— START —

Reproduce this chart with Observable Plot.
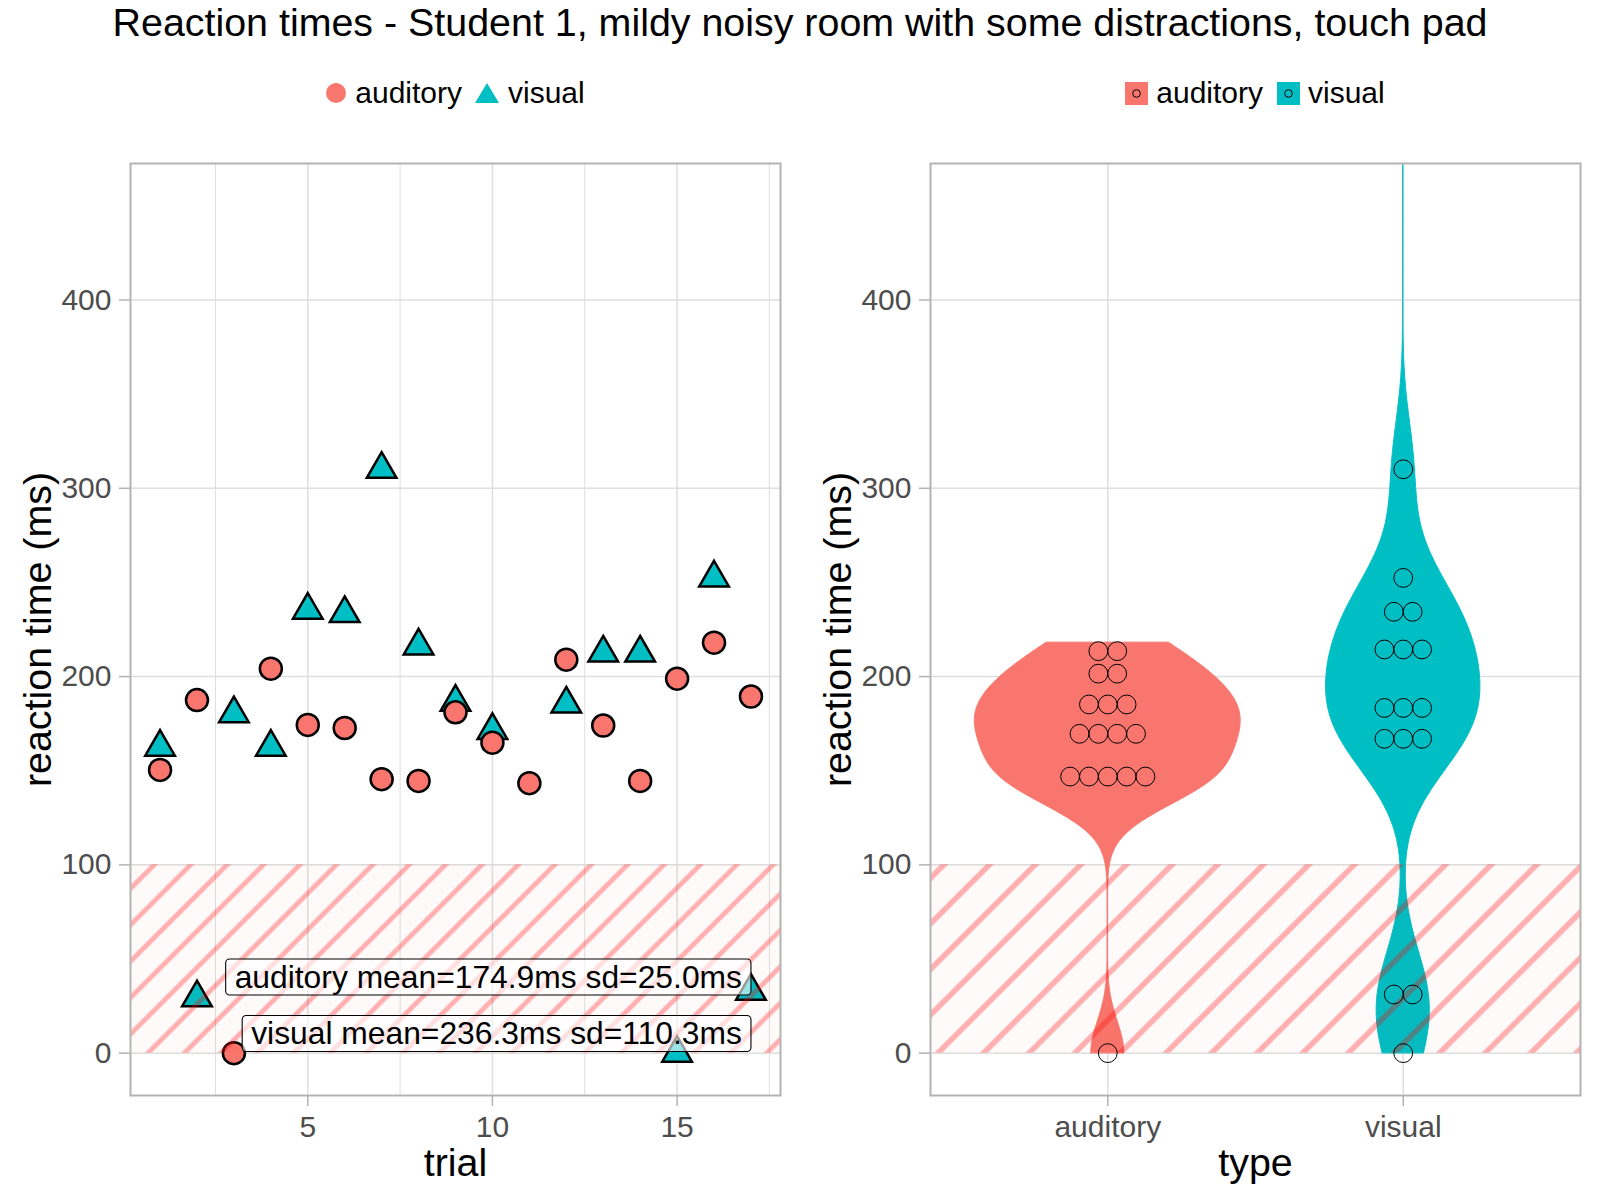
<!DOCTYPE html>
<html><head><meta charset="utf-8">
<script src="https://cdn.jsdelivr.net/npm/d3@7"></script>
<script src="https://cdn.jsdelivr.net/npm/@observablehq/plot@0.6"></script>
<style>
body{margin:0;background:#fff;}
#page{position:relative;width:1600px;height:1200px;font-family:"Liberation Sans",Arial,sans-serif;background:#fff;overflow:hidden}
#title{position:absolute;left:0;top:3px;width:1600px;text-align:center;font-size:39.4px;line-height:1;color:#000;white-space:nowrap}
.legend{position:absolute;top:73px;height:40px;display:flex;align-items:center;justify-content:center;font-size:30px;color:#000;}
.legend .item{display:flex;align-items:center;}
.legend svg{display:block}
.panel{position:absolute;top:140px}
</style></head><body>
<div id="page">
 <div id="title">Reaction times - Student 1, mildy noisy room with some distractions, touch pad</div>
 <div class="legend" id="legL" style="left:130px;width:650px"></div>
 <div class="legend" id="legR" style="left:930px;width:650px"></div>
 <div class="panel" id="pL" style="left:0"></div>
 <div class="panel" id="pR" style="left:800px"></div>
</div>
<script>
// ---------------- data ----------------
const trials = d3.range(1, 18);
const types = ["auditory", "visual"];
const typeColors = ["#F8766D", "#00BFC4"];
const auditoryMs = [150.4, 187.5, 0, 204.2, 174.3, 172.7, 145.5, 144.6, 181.0, 164.9, 143.4, 209.0, 174.0, 144.6, 198.9, 218.0, 189.4];
const visualMs   = [162.5, 29.4, 180.3, 162.5, 235.3, 233.5, 310.1, 216.3, 186.4, 171.4, 590.0, 185.4, 212.5, 212.5, 0, 252.4, 32.9];
const yTicks = [0, 100, 200, 300, 400];
const trialTicks = [5, 10, 15];
const trialMinorTicks = [2.5, 7.5, 12.5, 17.5];
const fastZone = [0, 100];
const statLabels = ["auditory mean=174.9ms sd=25.0ms", "visual mean=236.3ms sd=110.3ms"];
const statLabelY = [40, 10];
const dotBinwidth = 10;

// ---------------- layout ----------------
const FONT = '"Liberation Sans", Arial, sans-serif';
const W = 800, H = 1060, mT = 23, mB = 105, mL = 130, mR = 20;
const plotW = W - mL - mR, plotH = H - mT - mB;
const yDomain = [-22.5, 472.5];
const xDomainL = [0.2, 17.8];
const xDomainR = [0.4, 2.6];
const GRID = "#DEDEDE", BORDER = "#B3B3B3", TICKTXT = "#4D4D4D";

const series = {auditory: auditoryMs, visual: visualMs};
const rows = ["visual", "auditory"].flatMap(t => trials.map((tr, i) => ({trial: tr, type: t, ms: series[t][i]})));

// ---------------- violin (gaussian KDE, bw.nrd0, trimmed, scale = area) ----------------
function bwNrd0(v) {
  const s = d3.sort(v);
  const sd = d3.deviation(s);
  const iqr = d3.quantile(s, 0.75) - d3.quantile(s, 0.25);
  const lo = Math.min(sd, iqr / 1.34);
  return 0.9 * lo * Math.pow(v.length, -0.2);
}
function kde(v, bw, y) {
  return d3.sum(v, x => Math.exp(-0.5 * ((y - x) / bw) ** 2)) / (v.length * bw * Math.sqrt(2 * Math.PI));
}
const dens = types.map(t => {
  const v = series[t], bw = bwNrd0(v);
  const [lo, hi] = d3.extent(v);
  return d3.range(512).map(i => {
    const y = lo + (hi - lo) * i / 511;
    return {type: t, y, d: kde(v, bw, y)};
  });
});
const maxD = d3.max(dens.flat(), d => d.d);
const violin = dens.flatMap((arr, k) => arr.map(p => {
  const hw = 0.9 / 2 * p.d / maxD;
  return {type: p.type, y: p.y, x1: k + 1 - hw, x2: k + 1 + hw};
}));

// ---------------- dotplot (dot-density binning, stack centered) ----------------
const dotDiamPx = dotBinwidth * plotH / (yDomain[1] - yDomain[0]);
const dotStepX = dotDiamPx / (plotW / (xDomainR[1] - xDomainR[0]));
const dots = types.flatMap((t, k) => {
  const v = d3.sort(series[t]);
  const bins = [];
  let end = -Infinity;
  for (const x of v) {
    if (x >= end) { bins.push([]); end = x + dotBinwidth; }
    bins[bins.length - 1].push(x);
  }
  return bins.flatMap(b => {
    const c = (b[0] + b[b.length - 1]) / 2;
    return b.map((_, i) => ({type: t, y: c, x: k + 1 + (i - (b.length - 1) / 2) * dotStepX}));
  });
});

// ---------------- helpers ----------------
const baseOpts = {
  width: W, height: H, marginTop: mT, marginBottom: mB, marginLeft: mL, marginRight: mR,
  style: {fontFamily: FONT, fontSize: "30px", background: "white", overflow: "visible"},
  y: {domain: yDomain},
  color: {domain: types, range: typeColors}
};
const axisStyle = {tickSize: 11, stroke: BORDER, strokeWidth: 1.5, color: TICKTXT, textStroke: "none", fontSize: 30, label: null};
function commonMarks(xTitle, hatchId) {
  return {
    hatch: [
      Plot.rect([fastZone], {y1: d => d[0], y2: d => d[1], fill: "#FF0000", fillOpacity: 0.02}),
      Plot.rect([fastZone], {y1: d => d[0], y2: d => d[1], fill: `url(#${hatchId})`})
    ],
    decor: [
      Plot.frame({stroke: BORDER, strokeWidth: 2}),
      Plot.axisY(yTicks, {...axisStyle, tickPadding: 8}),
      Plot.text([xTitle], {frameAnchor: "bottom", dy: 68, text: d => d, fontSize: 39.4, fill: "black", lineAnchor: "middle", textAnchor: "middle"}),
      Plot.text(["reaction time (ms)"], {frameAnchor: "left", dx: -92, rotate: -90, text: d => d, fontSize: 39.4, fill: "black", lineAnchor: "middle", textAnchor: "middle"})
    ]
  };
}
function addHatch(svg, id, spacingH, ox, oy, w) {
  const sp = spacingH / Math.SQRT2;
  const defs = document.createElementNS("http://www.w3.org/2000/svg", "defs");
  defs.innerHTML = `<pattern id="${id}" patternUnits="userSpaceOnUse" width="${sp}" height="${sp}" patternTransform="translate(${ox},${oy}) rotate(45)">` +
    `<rect x="0" y="0" width="${w / 2}" height="${sp}" fill="#FF0000" fill-opacity="0.3"/>` +
    `<rect x="${sp - w / 2}" y="0" width="${w / 2}" height="${sp}" fill="#FF0000" fill-opacity="0.3"/></pattern>`;
  svg.insertBefore(defs, svg.firstChild);
}

// ---------------- left panel ----------------
const cl = commonMarks("trial", "hatchL");
const left = Plot.plot({
  ...baseOpts,
  x: {domain: xDomainL},
  symbol: {domain: types, range: ["circle", "triangle"]},
  marks: [
    Plot.gridX(trialMinorTicks, {stroke: GRID, strokeOpacity: 1, strokeWidth: 1}),
    Plot.gridX(trialTicks, {stroke: GRID, strokeOpacity: 1, strokeWidth: 1.5}),
    Plot.gridY(yTicks, {stroke: GRID, strokeOpacity: 1, strokeWidth: 1.5}),
    Plot.dot(rows, {x: "trial", y: "ms", fill: "type", symbol: "type", r: 11, stroke: "black", strokeWidth: 2.5, clip: true}),
    ...cl.hatch,
    Plot.text(statLabels, {x: d3.max(trials), y: (d, i) => statLabelY[i], text: d => d, textAnchor: "end", dx: -9, fontSize: 31.8, fill: "black", lineAnchor: "middle"}),
    ...cl.decor,
    Plot.axisX(trialTicks, {...axisStyle, tickPadding: 9})
  ]
});
addHatch(left, "hatchL", 36.4, 148, 913, 4.8);
document.getElementById("pL").appendChild(left);

// label boxes
const labelG = [...left.querySelectorAll('g[aria-label="text"]')].find(g => g.textContent.includes("mean="));
if (labelG) {
  for (const t of [...labelG.querySelectorAll("text")]) {
    const b = t.getBBox();
    const r = document.createElementNS("http://www.w3.org/2000/svg", "rect");
    r.setAttribute("x", b.x - 9); r.setAttribute("y", b.y);
    r.setAttribute("width", b.width + 18); r.setAttribute("height", b.height);
    r.setAttribute("rx", 4);
    r.setAttribute("fill", "white"); r.setAttribute("fill-opacity", 0.6);
    r.setAttribute("stroke", "black"); r.setAttribute("stroke-width", 1.1);
    if (t.getAttribute("transform")) r.setAttribute("transform", t.getAttribute("transform"));
    labelG.insertBefore(r, t);
  }
}

// ---------------- right panel ----------------
const cr = commonMarks("type", "hatchR");
const right = Plot.plot({
  ...baseOpts,
  x: {domain: xDomainR},
  marks: [
    Plot.gridX([1, 2], {stroke: GRID, strokeOpacity: 1, strokeWidth: 1.5}),
    Plot.gridY(yTicks, {stroke: GRID, strokeOpacity: 1, strokeWidth: 1.5}),
    Plot.areaX(violin, {y: "y", x1: "x1", x2: "x2", fill: "type", stroke: "type", strokeWidth: 1, clip: true}),
    ...cr.hatch,
    Plot.dot(dots, {x: "x", y: "y", r: dotDiamPx / 2, stroke: "black", strokeWidth: 1, fill: "none", clip: true}),
    ...cr.decor,
    Plot.axisX([1, 2], {...axisStyle, tickPadding: 9, tickFormat: i => types[i - 1]})
  ]
});
addHatch(right, "hatchR", 45.6, 138, 913, 5.5);
document.getElementById("pR").appendChild(right);

// ---------------- legends ----------------
function legendItem(symbolSvg, label, gapAfter) {
  const it = document.createElement("div");
  it.className = "item";
  it.style.marginRight = gapAfter + "px";
  it.innerHTML = symbolSvg + `<span style="margin-left:8px">${label}</span>`;
  return it;
}
const legL = document.getElementById("legL");
legL.appendChild(legendItem(`<svg width="22" height="22"><circle cx="11" cy="11" r="10" fill="${typeColors[0]}"/></svg>`, types[0], 12));
legL.appendChild(legendItem(`<svg width="26" height="24"><path d="M13,2L25,22L1,22Z" fill="${typeColors[1]}"/></svg>`, types[1], 0));
const legR = document.getElementById("legR");
types.forEach((t, i) => {
  legR.appendChild(legendItem(`<svg width="23" height="23"><rect width="23" height="23" fill="${typeColors[i]}"/><circle cx="11.5" cy="11.5" r="3.8" fill="none" stroke="black" stroke-width="1"/></svg>`, t, i === 0 ? 14 : 0));
});
</script>
</body></html>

— END —

Requirement: List the lines of the material in which the word "with" occurs.

Exercise response:
Reproduce this chart with Observable Plot.
 <div id="title">Reaction times - Student 1, mildy noisy room with some distractions, touch pad</div>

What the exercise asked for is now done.